BOSTON (CBS) - An open discussion on race relations in the city of Boston drew hundreds of students and residents for the second annual Boston Talks About Racism open forum with Mayor Marty Walsh.
"I think we can't be afraid to have the conversation about race and racism," Walsh told the audience.
The event held at Northeastern University had performances and a question-and-answer period.
Walsh fielded questions from the audience, including what steps he'll take to involve teenagers in discussing the issue of race.
After the forum, participants took part in break-out sessions to discuss race, equality and opportunity on a much deeper level.
"We have to provide opportunities because that's the only way the city can move forward," said Northeastern University President Joseph Aoun.
"My goal is to have a better understanding in dealing with the issues around race and racism in Boston and at least acknowledging the fact that we're working on the issues," Walsh said.

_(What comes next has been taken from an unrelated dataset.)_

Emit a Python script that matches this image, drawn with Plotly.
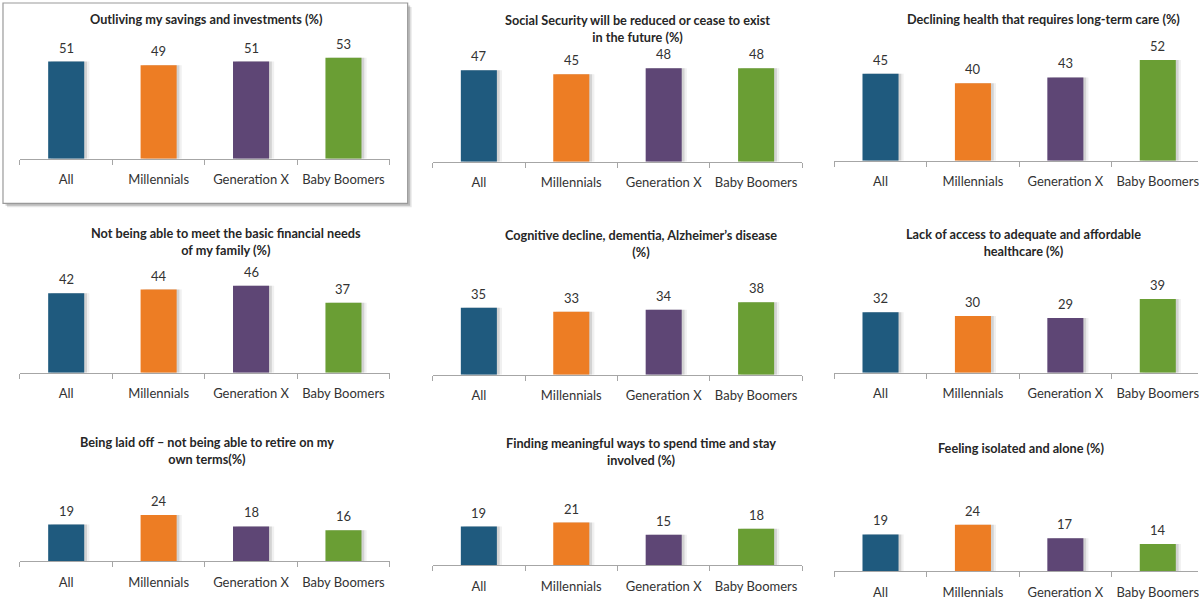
import plotly.graph_objects as go

# Survey categories (x axis of every panel)
categories = ["All", "Millennials", "Generation X", "Baby Boomers"]
bar_colors = ["#1F5A7E", "#ED7D24", "#5E4675", "#6A9E34"]

# Panel titles, row by row
titles = [
    "Outliving my savings and investments (%)",
    "Social Security will be reduced or cease to exist<br>in the future (%)",
    "Declining health that requires long-term care (%)",
    "Not being able to meet the basic financial needs<br>of my family (%)",
    "Cognitive decline, dementia, Alzheimer\u2019s disease<br>(%)",
    "Lack of access to adequate and affordable<br>healthcare (%)",
    "Being laid off \u2013 not being able to retire on my<br>own terms(%)",
    "Finding meaningful ways to spend time and stay<br>involved (%)",
    "Feeling isolated and alone (%)",
]

# Share of respondents (%) per panel: All, Millennials, Gen X, Baby Boomers
savings = [51, 49, 51, 53]
social_security = [47, 45, 48, 48]
long_term_care = [45, 40, 43, 52]
family_needs = [42, 44, 46, 37]
cognitive = [35, 33, 34, 38]
healthcare = [32, 30, 29, 39]
laid_off = [19, 24, 18, 16]
meaningful = [19, 21, 15, 18]
isolated = [19, 24, 17, 14]

panel_values = [savings, social_security, long_term_care,
                family_needs, cognitive, healthcare,
                laid_off, meaningful, isolated]

# Panel geometry in pixels: left edge of axis, axis baseline, px per unit
W, H = 1199, 600
geom = [
    (20, 160, 1.92), (433, 163, 1.96), (835, 162, 1.95),
    (20, 376, 1.91), (433, 378, 1.93), (835, 376, 1.91),
    (20, 566, 1.95), (433, 570, 2.05), (835, 576, 1.95),
]
# Title anchor (center x, center y) in pixels
title_pos = [
    (207, 19), (638, 29), (1044, 19),
    (226, 244), (642, 246), (1024, 245),
    (207, 454), (642, 455), (1022, 452),
]

CAT_W = 92.5      # px per category
BAR_W = 0.39      # bar width in category units
YMAX = 60
FONT = "Lato"
TXT = "#333333"

fig = go.Figure()
layout = dict(
    width=W, height=H,
    margin=dict(l=0, r=0, t=0, b=0),
    paper_bgcolor="white", plot_bgcolor="rgba(0,0,0,0)",
    showlegend=False, barmode="overlay",
    font=dict(family=FONT, color=TXT),
)
annotations = []
shapes = []

# Framed first panel with a soft drop shadow
for dx, alpha in [(4, 0.10), (2.5, 0.18)]:
    shapes.append(dict(type="rect", xref="paper", yref="paper", layer="below",
                       x0=(3 + dx) / W, x1=(408 + dx) / W,
                       y0=1 - (205 + dx) / H, y1=1 - (3 + dx) / H,
                       line=dict(width=0), fillcolor=f"rgba(0,0,0,{alpha})"))
shapes.append(dict(type="rect", xref="paper", yref="paper", layer="below",
                   x0=3 / W, x1=408 / W, y0=1 - 205 / H, y1=1 - 3 / H,
                   line=dict(color="#9A9A9A", width=1.2), fillcolor="white"))

for i, (vals, (x0, base, scale)) in enumerate(zip(panel_values, geom)):
    n = "" if i == 0 else str(i + 1)
    xa, ya = "x" + n, "y" + n
    x1 = x0 + 4 * CAT_W
    right = -0.5 + 4
    if x1 > W:
        right = -0.5 + (W - x0) / CAT_W
        x1 = W
    top = base - scale * YMAX

    # soft shadow to the right of each bar
    for off, alpha in [(0.055, 0.08), (0.03, 0.16)]:
        fig.add_trace(go.Bar(
            x=categories, y=vals, xaxis=xa, yaxis=ya,
            width=BAR_W, offset=-BAR_W / 2 + off,
            marker=dict(color=f"rgba(60,60,60,{alpha})", line=dict(width=0)),
            hoverinfo="skip"))
    fig.add_trace(go.Bar(
        x=categories, y=vals, xaxis=xa, yaxis=ya, width=BAR_W,
        marker=dict(color=bar_colors, line=dict(width=0))))

    layout["xaxis" + n] = dict(
        domain=[x0 / W, x1 / W], anchor=ya, type="category",
        categoryorder="array", categoryarray=categories,
        range=[-0.5, right], showline=True, linecolor="#A6A6A6", linewidth=1,
        ticks="outside", tickson="boundaries", ticklen=5, tickcolor="#A6A6A6",
        ticklabelstandoff=9,
        tickfont=dict(size=13, color=TXT, family=FONT),
        showgrid=False, zeroline=False, fixedrange=True)
    layout["yaxis" + n] = dict(
        domain=[1 - base / H, 1 - top / H], anchor=xa, range=[0, YMAX],
        visible=False, showgrid=False, zeroline=False, fixedrange=True)

    for c, v in zip(categories, vals):
        annotations.append(dict(
            x=c, y=v, xref=xa, yref=ya, text=str(v), showarrow=False,
            yanchor="bottom", yshift=4, font=dict(size=13, color=TXT)))

    tx, ty = title_pos[i]
    annotations.append(dict(
        x=tx / W, y=1 - ty / H, xref="paper", yref="paper",
        text="<b>" + titles[i] + "</b>", showarrow=False,
        xanchor="center", yanchor="middle", align="center",
        font=dict(size=12.7, color="#262626")))

layout["annotations"] = annotations
layout["shapes"] = shapes
fig.update_layout(**layout)
fig.write_html("out.html")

Residents said more needs to be done to address the issue.
"I think people need to understand the sense of urgency. A conversation is great. A dialogue is great. But there's a sense of urgency," said Wendell Joseph of Roxbury.
Maria Lora of Roslindale said her rent has gone up and she may have to move.
"It's a neighborhood where there's a lot of gentrification going on right now and that is really concerning... I can't afford to live there and I am probably one of the few people of color on my street."
Mayor Walsh says the next step is to have racial dialogues around the city of Boston working with facilitators, teenagers and community leaders.